[What to work on]:
Reproduce the material word for word; the images stay out.

==========

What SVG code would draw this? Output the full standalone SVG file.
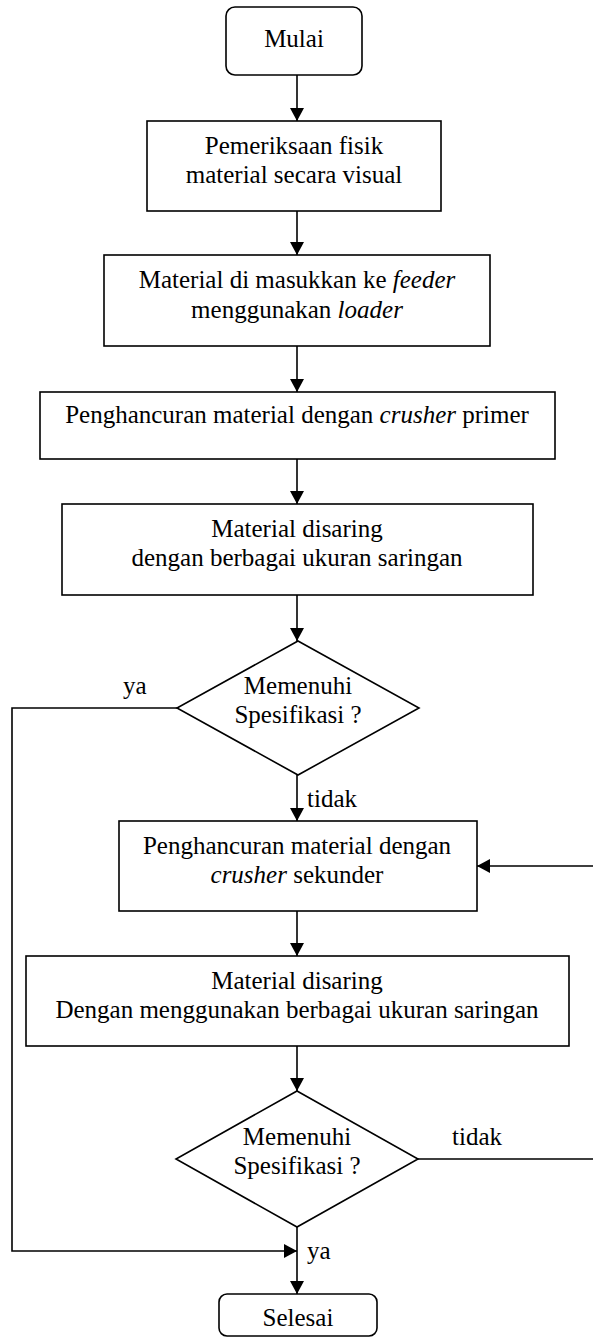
<svg xmlns="http://www.w3.org/2000/svg" width="593" height="1338" viewBox="0 0 593 1338">
<style>
.box{fill:#fff;stroke:#000;stroke-width:1.6}
.ln{fill:none;stroke:#000;stroke-width:1.6}
text{font-family:"Liberation Serif","Times New Roman",serif;font-size:25px;fill:#000}
.c{text-anchor:middle}
.i{font-style:italic}
</style>
<defs>
<marker id="ah" markerUnits="userSpaceOnUse" markerWidth="14" markerHeight="14" refX="13" refY="7" orient="auto">
<path d="M0,0 L13,7 L0,14 z" fill="#000"/>
</marker>
</defs>
<g id="connectors">
<path class="ln" d="M297,75 V121" marker-end="url(#ah)"/>
<path class="ln" d="M297,211 V255" marker-end="url(#ah)"/>
<path class="ln" d="M297,346 V392" marker-end="url(#ah)"/>
<path class="ln" d="M297,459 V504" marker-end="url(#ah)"/>
<path class="ln" d="M297,595 V641" marker-end="url(#ah)"/>
<path class="ln" d="M297,775 V821" marker-end="url(#ah)"/>
<path class="ln" d="M297,911 V956" marker-end="url(#ah)"/>
<path class="ln" d="M297,1046 V1091" marker-end="url(#ah)"/>
<path class="ln" d="M297,1227 V1294" marker-end="url(#ah)"/>
<path class="ln" d="M177,708 H12 V1251 H297" marker-end="url(#ah)"/>
<path class="ln" d="M418,1159 H595 V866 H477" marker-end="url(#ah)"/>
<text x="123" y="694">ya</text>
<text x="307" y="807">tidak</text>
<text x="452" y="1145">tidak</text>
<text x="307" y="1259">ya</text>
</g>
<g id="mulai">
<rect class="box" x="226" y="7" width="136" height="68" rx="9"/>
<text class="c" x="294" y="47">Mulai</text>
</g>
<g id="pemeriksaan">
<rect class="box" x="147" y="121" width="294" height="90"/>
<text class="c" x="294" y="154">Pemeriksaan fisik</text>
<text class="c" x="294" y="183">material secara visual</text>
</g>
<g id="feeder">
<rect class="box" x="104" y="255" width="386" height="91"/>
<text class="c" x="297" y="288">Material di masukkan ke <tspan class="i">feeder</tspan></text>
<text class="c" x="297" y="318">menggunakan <tspan class="i">loader</tspan></text>
</g>
<g id="primer">
<rect class="box" x="40" y="392" width="515" height="67"/>
<text class="c" x="297" y="423">Penghancuran material dengan <tspan class="i">crusher</tspan> primer</text>
</g>
<g id="saring1">
<rect class="box" x="62" y="504" width="471" height="91"/>
<text class="c" x="297" y="537">Material disaring</text>
<text class="c" x="297" y="566">dengan berbagai ukuran saringan</text>
</g>
<g id="cek1">
<polygon class="box" points="298,641 419,708 298,775 177,708"/>
<text class="c" x="298" y="694">Memenuhi</text>
<text class="c" x="298" y="723">Spesifikasi ?</text>
</g>
<g id="sekunder">
<rect class="box" x="119" y="821" width="358" height="90"/>
<text class="c" x="297" y="854">Penghancuran material dengan</text>
<text class="c" x="297" y="883"><tspan class="i">crusher</tspan> sekunder</text>
</g>
<g id="saring2">
<rect class="box" x="26" y="956" width="543" height="90"/>
<text class="c" x="297" y="989">Material disaring</text>
<text class="c" x="297" y="1018">Dengan menggunakan berbagai ukuran saringan</text>
</g>
<g id="cek2">
<polygon class="box" points="297,1091 418,1159 297,1227 176,1159"/>
<text class="c" x="297" y="1145">Memenuhi</text>
<text class="c" x="297" y="1174">Spesifikasi ?</text>
</g>
<g id="selesai">
<rect class="box" x="219" y="1294" width="158" height="42" rx="8"/>
<text class="c" x="298" y="1326">Selesai</text>
</g>
</svg>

==========

[Exercise result]:
What SVG code would draw this? Output the full standalone SVG file.
<svg xmlns="http://www.w3.org/2000/svg" width="593" height="1338" viewBox="0 0 593 1338">
<style>
.box{fill:#fff;stroke:#000;stroke-width:1.6}
.ln{fill:none;stroke:#000;stroke-width:1.6}
text{font-family:"Liberation Serif","Times New Roman",serif;font-size:25px;fill:#000}
.c{text-anchor:middle}
.i{font-style:italic}
</style>
<defs>
<marker id="ah" markerUnits="userSpaceOnUse" markerWidth="14" markerHeight="14" refX="13" refY="7" orient="auto">
<path d="M0,0 L13,7 L0,14 z" fill="#000"/>
</marker>
</defs>
<g id="connectors">
<path class="ln" d="M297,75 V121" marker-end="url(#ah)"/>
<path class="ln" d="M297,211 V255" marker-end="url(#ah)"/>
<path class="ln" d="M297,346 V392" marker-end="url(#ah)"/>
<path class="ln" d="M297,459 V504" marker-end="url(#ah)"/>
<path class="ln" d="M297,595 V641" marker-end="url(#ah)"/>
<path class="ln" d="M297,775 V821" marker-end="url(#ah)"/>
<path class="ln" d="M297,911 V956" marker-end="url(#ah)"/>
<path class="ln" d="M297,1046 V1091" marker-end="url(#ah)"/>
<path class="ln" d="M297,1227 V1294" marker-end="url(#ah)"/>
<path class="ln" d="M177,708 H12 V1251 H297" marker-end="url(#ah)"/>
<path class="ln" d="M418,1159 H595 V866 H477" marker-end="url(#ah)"/>
<text x="123" y="694">ya</text>
<text x="307" y="807">tidak</text>
<text x="452" y="1145">tidak</text>
<text x="307" y="1259">ya</text>
</g>
<g id="mulai">
<rect class="box" x="226" y="7" width="136" height="68" rx="9"/>
<text class="c" x="294" y="47">Mulai</text>
</g>
<g id="pemeriksaan">
<rect class="box" x="147" y="121" width="294" height="90"/>
<text class="c" x="294" y="154">Pemeriksaan fisik</text>
<text class="c" x="294" y="183">material secara visual</text>
</g>
<g id="feeder">
<rect class="box" x="104" y="255" width="386" height="91"/>
<text class="c" x="297" y="288">Material di masukkan ke <tspan class="i">feeder</tspan></text>
<text class="c" x="297" y="318">menggunakan <tspan class="i">loader</tspan></text>
</g>
<g id="primer">
<rect class="box" x="40" y="392" width="515" height="67"/>
<text class="c" x="297" y="423">Penghancuran material dengan <tspan class="i">crusher</tspan> primer</text>
</g>
<g id="saring1">
<rect class="box" x="62" y="504" width="471" height="91"/>
<text class="c" x="297" y="537">Material disaring</text>
<text class="c" x="297" y="566">dengan berbagai ukuran saringan</text>
</g>
<g id="cek1">
<polygon class="box" points="298,641 419,708 298,775 177,708"/>
<text class="c" x="298" y="694">Memenuhi</text>
<text class="c" x="298" y="723">Spesifikasi ?</text>
</g>
<g id="sekunder">
<rect class="box" x="119" y="821" width="358" height="90"/>
<text class="c" x="297" y="854">Penghancuran material dengan</text>
<text class="c" x="297" y="883"><tspan class="i">crusher</tspan> sekunder</text>
</g>
<g id="saring2">
<rect class="box" x="26" y="956" width="543" height="90"/>
<text class="c" x="297" y="989">Material disaring</text>
<text class="c" x="297" y="1018">Dengan menggunakan berbagai ukuran saringan</text>
</g>
<g id="cek2">
<polygon class="box" points="297,1091 418,1159 297,1227 176,1159"/>
<text class="c" x="297" y="1145">Memenuhi</text>
<text class="c" x="297" y="1174">Spesifikasi ?</text>
</g>
<g id="selesai">
<rect class="box" x="219" y="1294" width="158" height="42" rx="8"/>
<text class="c" x="298" y="1326">Selesai</text>
</g>
</svg>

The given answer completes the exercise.